Adult love, Shakespeare subtly suggests, needs wisdom and forgiveness. In Cymbeline, Imogen shows forbearance under provocation and grace under attack. In Winter's Tale , Hermione forgives the husband who once doubted and almost killed her. In King Lear, Cordelia refuses to place a price on love.

Lear:
Tell me , my daughters, . . .
Which of you shall we say doth love us
most. . .
Cordelia:
What shall Cordelia speak? Love, and be silent.
Lear:
. . .what can you say to draw
A third more opulent than your sisters? Speak.
Cordelia:
Nothing, my lord.
Lear:
Nothing?
Cordelia:
Nothing.
Lear:
Nothing will come of nothing. Speak again.
Cordelia:
Unhappy that I am, I cannot heave
My heart into my mouth. . .

Cordelia will risk her life to help her father after her sisters beggar him. The silence of her death will be her last loving word, unbearable for her father to hear.

Happily, in his romantic comedies, Shakespeare's heroines challenge the men who love them, and the men rise to the occasion.
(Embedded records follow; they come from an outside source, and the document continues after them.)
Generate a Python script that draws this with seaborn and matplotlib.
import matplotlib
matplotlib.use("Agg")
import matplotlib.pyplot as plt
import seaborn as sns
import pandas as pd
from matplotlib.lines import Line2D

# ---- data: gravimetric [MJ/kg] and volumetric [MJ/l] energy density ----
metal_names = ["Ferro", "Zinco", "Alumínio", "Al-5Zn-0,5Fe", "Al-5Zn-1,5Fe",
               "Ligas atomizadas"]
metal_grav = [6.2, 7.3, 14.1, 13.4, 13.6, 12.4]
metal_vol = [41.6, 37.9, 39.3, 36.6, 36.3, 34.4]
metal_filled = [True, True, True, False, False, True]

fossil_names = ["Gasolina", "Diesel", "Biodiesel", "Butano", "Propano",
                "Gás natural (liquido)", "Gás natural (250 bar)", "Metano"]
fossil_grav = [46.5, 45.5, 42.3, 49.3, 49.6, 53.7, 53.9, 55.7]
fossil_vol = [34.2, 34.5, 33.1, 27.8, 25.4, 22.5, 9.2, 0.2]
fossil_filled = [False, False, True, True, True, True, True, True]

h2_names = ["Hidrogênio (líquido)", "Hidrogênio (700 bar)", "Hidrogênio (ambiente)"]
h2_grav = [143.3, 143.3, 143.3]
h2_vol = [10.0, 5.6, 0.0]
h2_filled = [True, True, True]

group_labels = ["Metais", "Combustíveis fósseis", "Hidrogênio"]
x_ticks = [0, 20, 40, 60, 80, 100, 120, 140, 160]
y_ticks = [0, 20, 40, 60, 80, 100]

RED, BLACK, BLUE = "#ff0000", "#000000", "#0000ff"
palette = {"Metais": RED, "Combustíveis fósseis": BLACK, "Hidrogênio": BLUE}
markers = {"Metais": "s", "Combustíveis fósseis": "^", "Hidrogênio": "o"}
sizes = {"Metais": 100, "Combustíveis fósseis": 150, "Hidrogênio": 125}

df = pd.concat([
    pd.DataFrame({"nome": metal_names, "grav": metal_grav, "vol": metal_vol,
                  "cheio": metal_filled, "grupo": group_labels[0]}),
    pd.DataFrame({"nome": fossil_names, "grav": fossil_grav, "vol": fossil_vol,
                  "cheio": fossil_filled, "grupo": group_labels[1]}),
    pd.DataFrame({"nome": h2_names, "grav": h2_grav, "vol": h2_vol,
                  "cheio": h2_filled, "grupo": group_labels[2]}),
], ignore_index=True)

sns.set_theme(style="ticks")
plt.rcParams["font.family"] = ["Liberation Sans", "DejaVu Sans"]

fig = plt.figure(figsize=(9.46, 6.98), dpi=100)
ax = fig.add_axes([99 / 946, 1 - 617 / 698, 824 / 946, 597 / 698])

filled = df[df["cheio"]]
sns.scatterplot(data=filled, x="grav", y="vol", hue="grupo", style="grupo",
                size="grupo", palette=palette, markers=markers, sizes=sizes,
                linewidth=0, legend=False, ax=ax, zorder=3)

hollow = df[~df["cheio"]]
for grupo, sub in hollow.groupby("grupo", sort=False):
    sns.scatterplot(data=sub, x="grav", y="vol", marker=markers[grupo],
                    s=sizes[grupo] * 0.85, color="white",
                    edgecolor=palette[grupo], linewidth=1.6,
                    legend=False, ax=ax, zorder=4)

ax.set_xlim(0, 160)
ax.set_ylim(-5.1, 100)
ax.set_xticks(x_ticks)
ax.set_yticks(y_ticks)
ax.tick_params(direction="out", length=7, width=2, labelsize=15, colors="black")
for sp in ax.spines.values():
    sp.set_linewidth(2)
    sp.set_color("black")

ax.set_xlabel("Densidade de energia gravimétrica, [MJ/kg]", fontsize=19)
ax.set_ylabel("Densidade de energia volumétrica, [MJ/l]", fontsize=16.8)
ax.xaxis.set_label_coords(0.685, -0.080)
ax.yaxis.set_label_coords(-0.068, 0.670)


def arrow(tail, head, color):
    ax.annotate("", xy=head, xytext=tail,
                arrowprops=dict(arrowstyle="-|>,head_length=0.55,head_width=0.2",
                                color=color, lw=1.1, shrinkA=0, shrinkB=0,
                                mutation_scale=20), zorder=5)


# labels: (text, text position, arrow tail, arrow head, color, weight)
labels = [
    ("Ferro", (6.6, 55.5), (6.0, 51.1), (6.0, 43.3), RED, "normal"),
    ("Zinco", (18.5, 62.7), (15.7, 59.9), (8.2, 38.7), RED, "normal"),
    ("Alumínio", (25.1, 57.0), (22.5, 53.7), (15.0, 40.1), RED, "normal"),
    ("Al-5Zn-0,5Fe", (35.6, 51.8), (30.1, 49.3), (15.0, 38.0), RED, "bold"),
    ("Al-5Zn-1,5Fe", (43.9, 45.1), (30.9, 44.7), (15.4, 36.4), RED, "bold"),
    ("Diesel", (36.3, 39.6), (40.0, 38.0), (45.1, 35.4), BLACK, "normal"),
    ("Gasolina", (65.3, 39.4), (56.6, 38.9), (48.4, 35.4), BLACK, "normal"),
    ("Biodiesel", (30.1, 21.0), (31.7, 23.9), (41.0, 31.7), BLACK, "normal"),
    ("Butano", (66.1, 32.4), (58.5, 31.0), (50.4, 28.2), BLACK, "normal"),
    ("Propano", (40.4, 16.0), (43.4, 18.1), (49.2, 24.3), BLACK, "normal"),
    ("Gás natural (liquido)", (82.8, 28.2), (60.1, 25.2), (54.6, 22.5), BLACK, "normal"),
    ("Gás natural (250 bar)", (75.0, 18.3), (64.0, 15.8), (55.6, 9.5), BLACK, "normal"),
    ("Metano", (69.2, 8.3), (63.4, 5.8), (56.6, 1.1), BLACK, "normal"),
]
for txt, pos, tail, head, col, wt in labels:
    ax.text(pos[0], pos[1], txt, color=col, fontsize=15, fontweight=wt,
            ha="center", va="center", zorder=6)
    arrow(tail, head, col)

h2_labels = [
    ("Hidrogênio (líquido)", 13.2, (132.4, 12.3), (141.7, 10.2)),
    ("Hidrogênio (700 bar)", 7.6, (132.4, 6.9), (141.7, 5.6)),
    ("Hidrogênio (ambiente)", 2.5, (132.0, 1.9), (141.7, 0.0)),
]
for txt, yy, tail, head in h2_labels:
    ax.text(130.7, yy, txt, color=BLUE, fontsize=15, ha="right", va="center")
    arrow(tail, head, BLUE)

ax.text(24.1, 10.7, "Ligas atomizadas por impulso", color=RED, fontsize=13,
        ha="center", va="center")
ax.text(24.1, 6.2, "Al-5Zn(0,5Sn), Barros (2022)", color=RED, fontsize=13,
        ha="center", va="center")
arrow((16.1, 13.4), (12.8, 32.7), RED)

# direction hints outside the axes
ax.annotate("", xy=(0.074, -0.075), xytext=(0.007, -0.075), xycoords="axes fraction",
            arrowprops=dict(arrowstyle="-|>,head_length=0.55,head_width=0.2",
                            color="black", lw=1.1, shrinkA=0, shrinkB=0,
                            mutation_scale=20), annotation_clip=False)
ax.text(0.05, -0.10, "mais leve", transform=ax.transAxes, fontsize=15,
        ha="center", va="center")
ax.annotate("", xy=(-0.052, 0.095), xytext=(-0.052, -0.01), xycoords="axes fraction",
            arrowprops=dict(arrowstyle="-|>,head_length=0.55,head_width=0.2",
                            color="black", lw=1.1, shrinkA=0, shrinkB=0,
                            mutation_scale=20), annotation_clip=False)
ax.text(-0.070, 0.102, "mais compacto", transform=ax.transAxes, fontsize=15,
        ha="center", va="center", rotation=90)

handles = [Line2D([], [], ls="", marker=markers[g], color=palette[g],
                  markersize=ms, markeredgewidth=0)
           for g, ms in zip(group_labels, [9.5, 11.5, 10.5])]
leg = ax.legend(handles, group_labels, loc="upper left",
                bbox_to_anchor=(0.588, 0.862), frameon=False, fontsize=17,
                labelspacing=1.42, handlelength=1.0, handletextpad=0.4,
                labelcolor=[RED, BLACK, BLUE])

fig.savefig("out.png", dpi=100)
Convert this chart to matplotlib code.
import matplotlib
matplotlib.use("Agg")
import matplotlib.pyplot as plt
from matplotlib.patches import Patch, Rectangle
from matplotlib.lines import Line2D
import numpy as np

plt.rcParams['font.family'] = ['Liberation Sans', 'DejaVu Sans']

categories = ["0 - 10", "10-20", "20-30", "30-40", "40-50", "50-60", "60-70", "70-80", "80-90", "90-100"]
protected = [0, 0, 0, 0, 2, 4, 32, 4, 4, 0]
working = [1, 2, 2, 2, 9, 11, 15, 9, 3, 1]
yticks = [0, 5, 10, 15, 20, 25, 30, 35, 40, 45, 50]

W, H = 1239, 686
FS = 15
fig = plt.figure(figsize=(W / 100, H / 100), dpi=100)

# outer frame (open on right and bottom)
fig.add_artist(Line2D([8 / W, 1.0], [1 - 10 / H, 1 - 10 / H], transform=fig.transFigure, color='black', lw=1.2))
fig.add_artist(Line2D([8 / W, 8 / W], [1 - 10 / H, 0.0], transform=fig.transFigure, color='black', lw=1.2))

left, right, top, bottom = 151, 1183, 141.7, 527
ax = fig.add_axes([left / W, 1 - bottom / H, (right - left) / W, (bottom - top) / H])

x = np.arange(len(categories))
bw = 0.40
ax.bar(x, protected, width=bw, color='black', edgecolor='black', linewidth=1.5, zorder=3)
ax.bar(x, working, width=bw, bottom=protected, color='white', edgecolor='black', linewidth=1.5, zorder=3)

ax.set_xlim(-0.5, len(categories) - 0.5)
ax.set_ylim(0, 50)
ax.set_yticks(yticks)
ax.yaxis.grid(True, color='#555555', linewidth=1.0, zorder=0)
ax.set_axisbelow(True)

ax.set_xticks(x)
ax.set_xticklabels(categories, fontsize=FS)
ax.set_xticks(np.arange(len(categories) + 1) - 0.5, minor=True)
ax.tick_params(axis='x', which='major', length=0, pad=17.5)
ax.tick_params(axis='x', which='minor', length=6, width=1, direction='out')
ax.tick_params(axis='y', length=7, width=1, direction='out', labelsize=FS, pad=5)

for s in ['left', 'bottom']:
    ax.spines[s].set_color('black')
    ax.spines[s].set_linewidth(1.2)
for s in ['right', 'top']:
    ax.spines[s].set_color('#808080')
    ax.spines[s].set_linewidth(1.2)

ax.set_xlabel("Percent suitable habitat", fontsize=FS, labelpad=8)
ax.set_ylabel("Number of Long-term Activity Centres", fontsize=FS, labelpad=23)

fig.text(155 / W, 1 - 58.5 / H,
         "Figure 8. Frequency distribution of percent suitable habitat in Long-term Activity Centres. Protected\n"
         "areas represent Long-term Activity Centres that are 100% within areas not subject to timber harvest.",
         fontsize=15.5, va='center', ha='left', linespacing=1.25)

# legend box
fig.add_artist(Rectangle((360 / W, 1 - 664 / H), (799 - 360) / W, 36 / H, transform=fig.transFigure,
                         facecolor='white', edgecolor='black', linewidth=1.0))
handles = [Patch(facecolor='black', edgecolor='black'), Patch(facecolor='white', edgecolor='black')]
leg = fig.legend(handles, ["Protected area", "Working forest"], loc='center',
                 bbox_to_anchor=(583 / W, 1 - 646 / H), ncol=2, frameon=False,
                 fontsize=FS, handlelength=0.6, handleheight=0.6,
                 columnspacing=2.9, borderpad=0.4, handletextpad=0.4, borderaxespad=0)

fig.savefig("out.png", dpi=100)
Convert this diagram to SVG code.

Along with wisdom and forgiveness, I think Shakespeare sees another essential quality for love. That quality is the amused, tender laughter of men and women. After mishaps, misunderstandings, and miscommunications, Shakespeare's heroines and heroes laugh with each other because they respect and enjoy each other. Their exhilarating sense of equality – unprecedented in the 16th century and rare in many parts of the world today – contributed to their greatness, for how else can we be at our best except by valuing each other.